In the same day the LORD made a covenant with Abram, saying, Unto thy seed have I given this land, from the river of Egypt unto the great river, the river Euphrates:
The Kenites, and the Kenizzites, and the Kadmonites,
And the Hittites, and the Perizzites, and the Rephaims,
And the Amorites, and the Canaanites, and the Girgashites, and the Jebusites.
Gen 15:18-21 KJV



The boundaries of the Promised Land are given in various texts reflecting different times in the compilation of Tanakh and the political situation. There are tribal boundaries from the times of the the Judges, borders of the United Kingdom of David and Solomon and boundaries of the Northern and Southern Kingdoms. The Land of Israel was then incorporated to Persian, Hellenistic and Roman empires under local leadership, with the short period of independence under the Maccabeans, until the great destruction finalized at the end of the Bar Kochba Revolt 132-136 AD.

The Abrahamic covenant includes the Land from "river of Egypt" which may rather be the Brook of Egypt, Wadi el-Arish in northern Sinai than Nile which is beyond the Reef Sea (Suez).

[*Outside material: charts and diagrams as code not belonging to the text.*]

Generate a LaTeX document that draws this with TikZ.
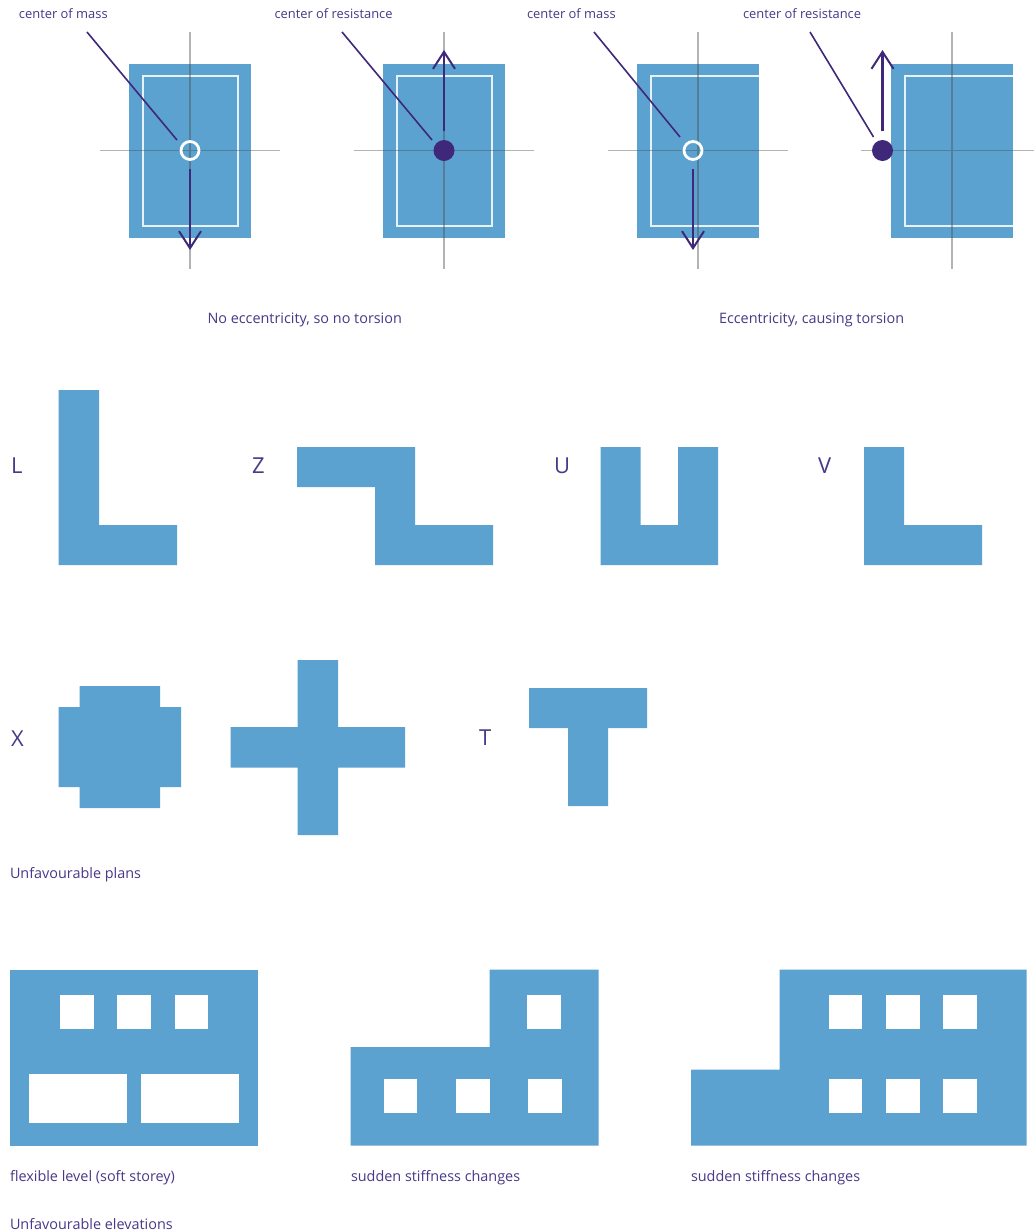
\documentclass[tikz,border=0pt]{standalone}
\usepackage{fontspec}
\setmainfont{Open Sans}
\usetikzlibrary{arrows.meta}
\definecolor{wall}{HTML}{5BA2D0}
\definecolor{ink}{HTML}{3F2879}
\definecolor{txt}{HTML}{4A3888}
\tikzset{
  x=1pt,y=-1pt,
  mass/.style={fill=wall,draw=none},
  hole/.style={fill=white,draw=none},
  inner/.style={draw=white!85!wall,line width=2pt},
  axis/.style={draw=black!70,opacity=.42,line width=1.6pt},
  leader/.style={draw=ink,line width=1.6pt},
  force/.style={draw=ink,line width=2.4pt,-{Straight Barb[length=17pt,width=22pt,line width=2pt]}},
  lbl/.style={anchor=base west,inner sep=0pt,outer sep=0pt,text=txt,font=\fontsize{14.4}{16}\selectfont},
  toplbl/.style={lbl,font=\fontsize{12.9}{15}\selectfont},
  letter/.style={anchor=base west,inner sep=0pt,outer sep=0pt,text=txt,font=\fontsize{22}{24}\selectfont},
  massdot/.style={circle,draw=white,line width=2.8pt,minimum size=18pt,inner sep=0pt,fill=none},
  resdot/.style={circle,fill=ink,minimum size=21pt,inner sep=0pt,draw=none},
}
\begin{document}
\begin{tikzpicture}
\useasboundingbox (0,0) rectangle (1034,1232);
\fill[white] (0,0) rectangle (1034,1232);
% eccentricity panels
\fill[mass] (129,63.5) rectangle (250.5,238);
\draw[inner] (142.5,75.5) rectangle (237.5,226);
\fill[mass] (383,63.5) rectangle (504.5,238);
\draw[inner] (396.5,75.5) rectangle (491.5,226);
\fill[mass] (637,63.5) rectangle (759,238);
\draw[inner] (759,75.5) -- (650.5,75.5) -- (650.5,226) -- (759,226);
\fill[mass] (891,63.5) rectangle (1013,238);
\draw[inner] (1013,75.5) -- (904.5,75.5) -- (904.5,226) -- (1013,226);
% axes
\draw[axis] (190,32) -- (190,269) (100,150.5) -- (280,150.5);
\draw[axis] (444,32) -- (444,269) (354,150.5) -- (534,150.5);
\draw[axis] (698,32) -- (698,269) (608,150.5) -- (788,150.5);
\draw[axis] (952,32) -- (952,269) (861,150.5) -- (1034,150.5);
% markers
\node[massdot] (m1) at (190,150.5) {};
\node[resdot] (r1) at (444,150.5) {};
\node[massdot] (m2) at (693,150.5) {};
\node[resdot] (r2) at (882.5,150.5) {};
% labels
\node[toplbl] (t1) at (19,18) {center of mass};
\node[toplbl] (t2) at (274.5,18) {center of resistance};
\node[toplbl] (t3) at (527,18) {center of mass};
\node[toplbl] (t4) at (743,18) {center of resistance};
\node[lbl] (t5) at (207.5,323) {No eccentricity, so no torsion};
\node[lbl] (t6) at (719,323) {Eccentricity, causing torsion};
% leaders
\coordinate (a1) at (87,32); \coordinate (b1) at (177,140);
\coordinate (a2) at (342,32); \coordinate (b2) at (432,140);
\coordinate (a3) at (594,32); \coordinate (b3) at (680,137);
\coordinate (a4) at (810,32); \coordinate (b4) at (873.5,137);
\draw[leader] (a1) -- (b1);
\draw[leader] (a2) -- (b2);
\draw[leader] (a3) -- (b3);
\draw[leader] (a4) -- (b4);
% forces
\coordinate (f1) at (190,169); \coordinate (g1) at (190,250);
\coordinate (f2) at (444,131); \coordinate (g2) at (444,50);
\coordinate (f3) at (693,169); \coordinate (g3) at (693,250);
\coordinate (f4) at (882.5,131); \coordinate (g4) at (882.5,50);
\draw[force] (f1) -- (g1);
\draw[force] (f2) -- (g2);
\draw[force] (f3) -- (g3);
\draw[force] (f4) -- (g4);
% plans
\node[letter] (pL) at (11,473) {L};
\fill[mass] (58.5,390) -- (99,390) -- (99,525) -- (177,525) -- (177,565) -- (58.5,565) -- cycle;
\node[letter] (pZ) at (252,473) {Z};
\fill[mass] (297,447) -- (415,447) -- (415,525) -- (493,525) -- (493,565) -- (375,565) -- (375,487) -- (297,487) -- cycle;
\node[letter] (pU) at (554,473) {U};
\fill[mass] (600.5,447) -- (640.5,447) -- (640.5,525) -- (678,525) -- (678,447) -- (718,447) -- (718,565) -- (600.5,565) -- cycle;
\node[letter] (pV) at (818,473) {V};
\fill[mass] (864,447) -- (904,447) -- (904,525) -- (982,525) -- (982,565) -- (864,565) -- cycle;
\node[letter] (pX) at (11,746) {X};
\fill[mass] (79.5,686) -- (160,686) -- (160,707) -- (181,707) -- (181,787) -- (160,787) -- (160,808) -- (79.5,808) -- (79.5,787) -- (58.5,787) -- (58.5,707) -- (79.5,707) -- cycle;
\fill[mass] (297.5,660) -- (338,660) -- (338,727) -- (405,727) -- (405,767.5) -- (338,767.5) -- (338,835) -- (297.5,835) -- (297.5,767.5) -- (230.5,767.5) -- (230.5,727) -- (297.5,727) -- cycle;
\node[letter] (pT) at (479,745) {T};
\fill[mass] (529,688) -- (647,688) -- (647,728) -- (608,728) -- (608,806) -- (568,806) -- (568,728) -- (529,728) -- cycle;
\node[lbl] (t7) at (10,878) {Unfavourable plans};
% elevations
\fill[mass] (10,969.5) rectangle (257.5,1145.5);
\foreach \x in {60,117,174.5}{\fill[hole] (\x,995) rectangle ++(33.5,33.5);}
\fill[hole] (28.5,1073.5) rectangle (126.5,1122.5);
\fill[hole] (141,1073.5) rectangle (239,1122.5);
\fill[mass] (350.5,1047) -- (489.5,1047) -- (489.5,969.5) -- (598.5,969.5) -- (598.5,1145.5) -- (350.5,1145.5) -- cycle;
\fill[hole] (527,995) rectangle ++(33.5,33.5);
\foreach \x in {383.5,456,528}{\fill[hole] (\x,1079) rectangle ++(33.5,33.5);}
\fill[mass] (691,1069.5) -- (779.5,1069.5) -- (779.5,969.5) -- (1026.5,969.5) -- (1026.5,1145.5) -- (691,1145.5) -- cycle;
\foreach \x in {828.5,886,943}{
  \fill[hole] (\x,995) rectangle ++(33.5,33.5);
  \fill[hole] (\x,1079) rectangle ++(33.5,33.5);
}
\node[lbl] (t8) at (10,1181) {flexible level (soft storey)};
\node[lbl] (t9) at (351,1181) {sudden stiffness changes};
\node[lbl] (t10) at (691,1181) {sudden stiffness changes};
\node[lbl] (t11) at (10,1229) {Unfavourable elevations};
\end{tikzpicture}
\end{document}
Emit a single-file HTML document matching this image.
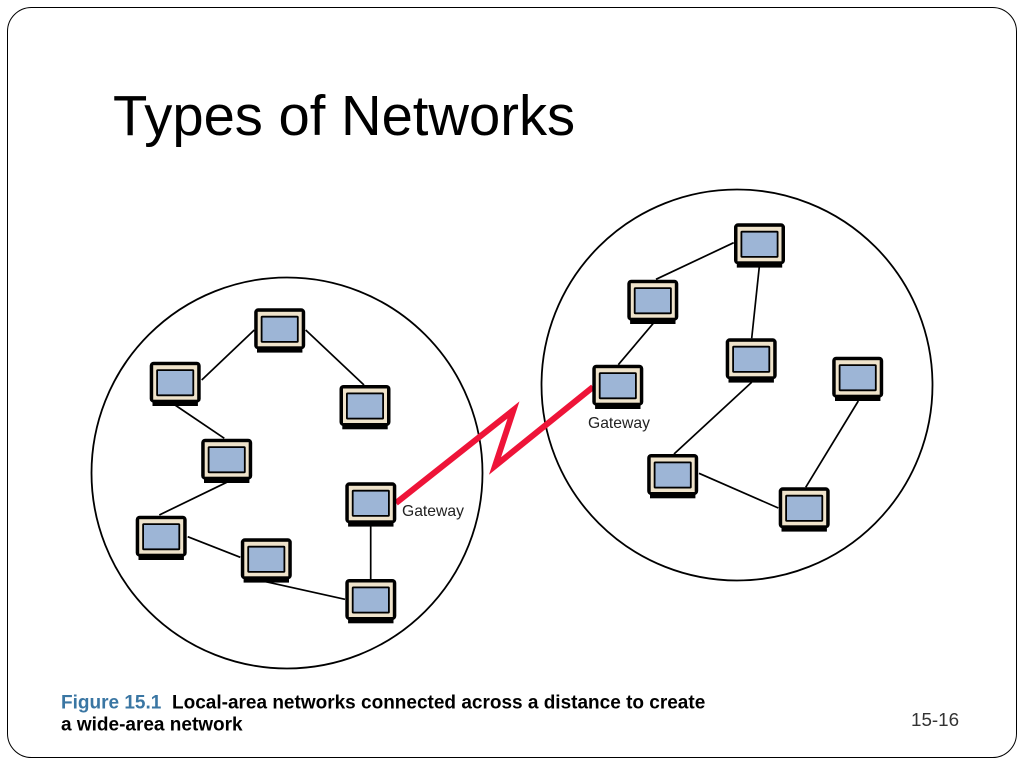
<!DOCTYPE html>
<html>
<head>
<meta charset="utf-8">
<style>
html,body{margin:0;padding:0;background:#fff}
body{width:1024px;height:768px;overflow:hidden}
svg{display:block}
text{font-family:"Liberation Sans",sans-serif}
</style>
</head>
<body>
<svg width="1024" height="768" viewBox="0 0 1024 768" xmlns="http://www.w3.org/2000/svg">
<defs>
<g id="pc">
<rect x="-22.7" y="14" width="45.4" height="9.3" fill="#000"/>
<rect x="-25.5" y="-21" width="51" height="41" rx="4" fill="#000"/>
<rect x="-22" y="-17.5" width="44" height="34.5" fill="#efe3cb"/>
<rect x="-19" y="-13.5" width="38" height="27" rx="1.5" fill="#000"/>
<rect x="-17.2" y="-11.7" width="34.4" height="23.4" fill="#9db5d6"/>
</g>
</defs>
<rect x="7.5" y="7.5" width="1009" height="750" rx="24" fill="#fff" stroke="#000" stroke-width="1"/>
<text x="113" y="135" font-size="56.2" fill="#000">Types of Networks</text>
<circle cx="287" cy="473" r="195.5" fill="none" stroke="#000" stroke-width="1.8"/>
<circle cx="737" cy="385" r="195.5" fill="none" stroke="#000" stroke-width="1.8"/>
<g stroke="#000" stroke-width="1.7" fill="none">
<line x1="201.7" y1="380" x2="254.3" y2="330"/>
<line x1="305.7" y1="330" x2="364" y2="385"/>
<line x1="175" y1="405" x2="224.3" y2="438.3"/>
<line x1="226.7" y1="482.3" x2="159.3" y2="515"/>
<line x1="187.7" y1="536.7" x2="240.3" y2="557.3"/>
<line x1="265.7" y1="581.7" x2="345" y2="599.3"/>
<line x1="370.7" y1="525" x2="370.7" y2="579"/>
<line x1="733.7" y1="242.7" x2="656" y2="279.3"/>
<line x1="759.3" y1="266.7" x2="751.7" y2="338.3"/>
<line x1="653.3" y1="323.3" x2="618.3" y2="364.7"/>
<line x1="751.7" y1="382.3" x2="674" y2="454"/>
<line x1="858.3" y1="401" x2="805.7" y2="487.3"/>
<line x1="699" y1="473.3" x2="778.3" y2="508"/>
</g>
<polyline points="396,503 513.5,410 495,466 593,387" fill="none" stroke="#ee1438" stroke-width="6" stroke-miterlimit="12"/>
<use href="#pc" x="279.7" y="329.3"/>
<use href="#pc" x="175.2" y="382.7"/>
<use href="#pc" x="365" y="406"/>
<use href="#pc" x="226.7" y="459.7"/>
<use href="#pc" x="370.8" y="503.3"/>
<use href="#pc" x="161.2" y="536.7"/>
<use href="#pc" x="266.3" y="559.3"/>
<use href="#pc" x="370.8" y="600"/>
<use href="#pc" x="759.5" y="244.3"/>
<use href="#pc" x="652.8" y="300.7"/>
<use href="#pc" x="617.8" y="385.7"/>
<use href="#pc" x="751.2" y="359.3"/>
<use href="#pc" x="857.7" y="377.7"/>
<use href="#pc" x="672.7" y="475"/>
<use href="#pc" x="804.2" y="508.3"/>
<text x="402" y="516" font-size="15.7" fill="#222">Gateway</text>
<text x="588" y="428" font-size="15.7" fill="#222">Gateway</text>
<text x="61" y="708.5" font-size="19" font-weight="bold" fill="#3a76a3">Figure 15.1</text>
<text x="172" y="708.5" font-size="19" font-weight="bold" fill="#000">Local-area networks connected across a distance to create</text>
<text x="61" y="730.5" font-size="19" font-weight="bold" fill="#000">a wide-area network</text>
<text x="911" y="726" font-size="18.8" fill="#333">15-16</text>
</svg>
</body>
</html>
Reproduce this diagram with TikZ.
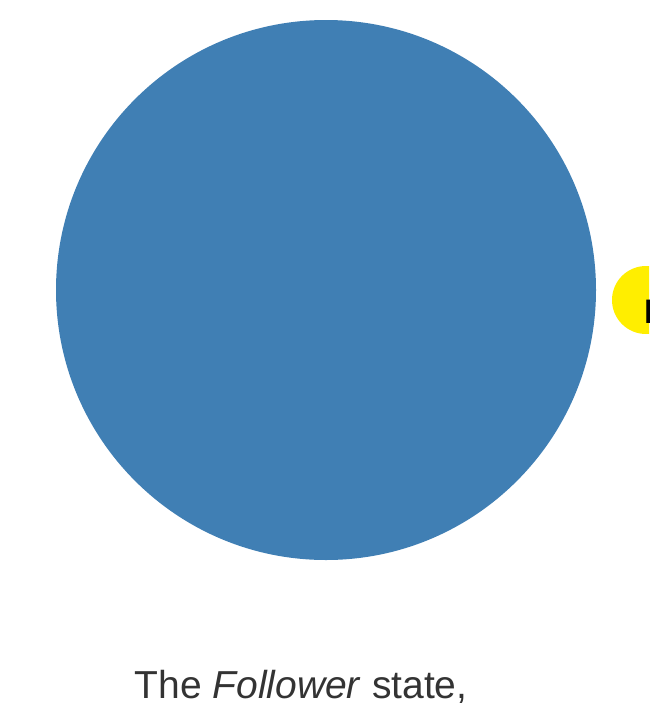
\documentclass[tikz,border=0pt]{standalone}
\usepackage{fontspec}
\setmainfont{Liberation Sans}
\definecolor{nodeblue}{RGB}{64,127,180}
\definecolor{nodeyellow}{RGB}{255,238,0}
\begin{document}
\begin{tikzpicture}[x=1pt,y=-1pt,
  statecircle/.style={circle,fill=nodeblue,draw=none,inner sep=0pt,minimum size=540pt},
  candcircle/.style={circle,fill=nodeyellow,draw=none,inner sep=0pt,minimum size=68pt},
  caption/.style={font=\fontsize{39}{46}\selectfont,text=black!80,anchor=base}]
\useasboundingbox (0,0) rectangle (649,707);
\clip (0,0) rectangle (649,707);
\node[statecircle] (follower) at (326,290) {};
\node[candcircle] (other) at (646,300) {};
\node[font=\fontsize{34}{40}\selectfont\bfseries,anchor=west,inner sep=0pt] (otherlabel) at (644,312) {F};
\node[caption] (cap) at (301,698) {The \textit{Follower} state,};
\end{tikzpicture}
\end{document}
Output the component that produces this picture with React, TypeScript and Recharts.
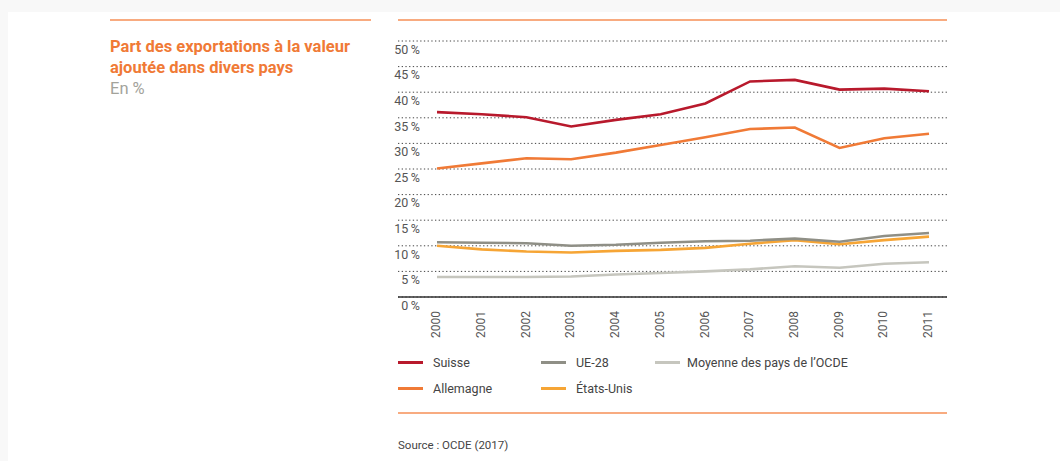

There are many highly elaborate Biblical descriptions of the boundaries from he southern border of the "Brook of Egypt", Wadi el-Arish, and to what was the Ottoman pashalik of Filastin, modern Israel, Gaza, West Bank and Jordan. The second promise to Abram would also include much of modern Syria.

These descriptions, listings of the cities and highly detailed ancient maps of routes in the Geography of the Bible indicate the centrality and great importance of the Land in Judaism.

It is an essential element in the Sinai covenant between the God of Israel and His people and directly connected to the Law. This is especially clear in the Deuteronomistic history where not only during the Conquest but also during later periods "living in the Promised Land" is conditional and deeply connected to the obedience of the nation to the divine Law.